Some forecasters now warn that home prices are unlikely to start rising in most of the country before 2009 or 2010. A year ago, many home builders and lenders still thought that the housing boom — which more than doubled prices in some areas during the first half of this decade — would end with a gentle landing. Now those hopes are dead.

“Everybody’s kind of at a stalemate now, waiting to see what happens next,” says Donna Butera, who has a business in Phoenix “staging” homes for sale, adding furniture and other decorative touches to make them more appealing. Ms. Butera and her husband, Mark, are trying to sell six homes in Phoenix and Scottsdale. They bought the properties as investments over the past few years, but now find that the rents they collect don’t cover mortgage payments that are resetting to higher levels after initial low-cost periods of a year or two.

Even so, home sales are likely to remain weak for months because lenders are still very cautious and huge supplies of homes are weighing on prices. On a national basis, the number of previously owned homes listed for sale is enough to last about 10.5 months at the current sales rate, the NAR said. The supply of detached single-family homes, at 10.2 months, is the highest since February 1988. Supplies hovered around four to five months for the first half of this decade. When the figure is longer than six months, it is considered a buyer’s market.

Inventory figures reported by Realtors probably understate supply because not all foreclosed homes are sold through real-estate agents, says Doug Duncan, chief economist at the Mortgage Bankers Association.

House prices, as measured by the S&P/Case-Shiller national index, are likely to fall about 7% this year and a similar amount in 2008, says Jan Hatzius, chief U.S. economist at Goldman Sachs in New York. He believes a further small decline is likely in 2009. Of course, house-price movements vary greatly around the country and even within metro areas; in some desirable locations with limited supply, prices are likely to keep rising.

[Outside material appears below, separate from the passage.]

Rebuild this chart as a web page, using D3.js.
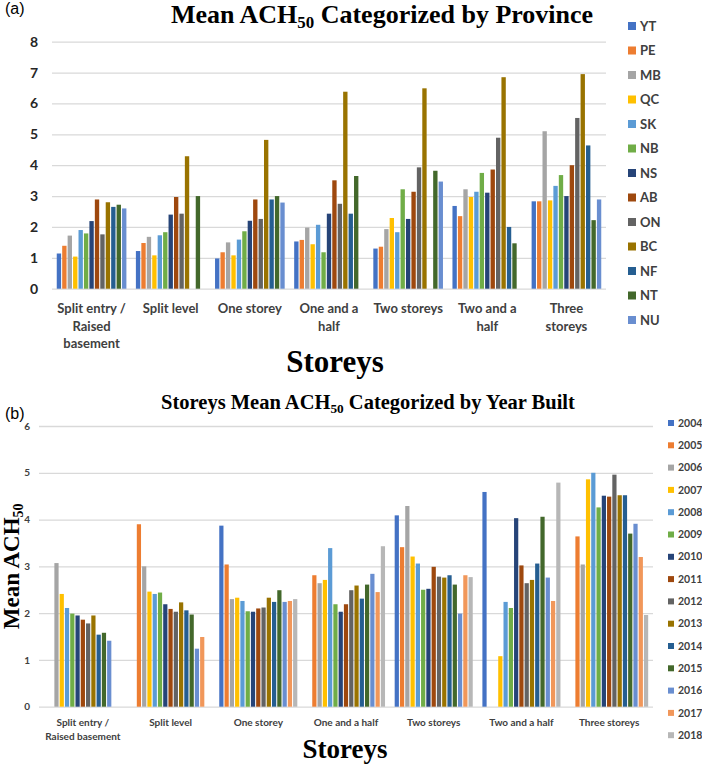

Foreclosure headlines create a “fear factor” among buyers and prompt more to think they should wait before taking the plunge, says Jeffrey Otteau, president of Otteau Valuation Group, an East Brunswick, N.J., appraisal firm. He believes the typical home price in New Jersey will fall about 7% this year, after dropping 8% in 2006. He expects a further decline in 2008. But, he says, “when houses are priced right, they’re selling very quickly.”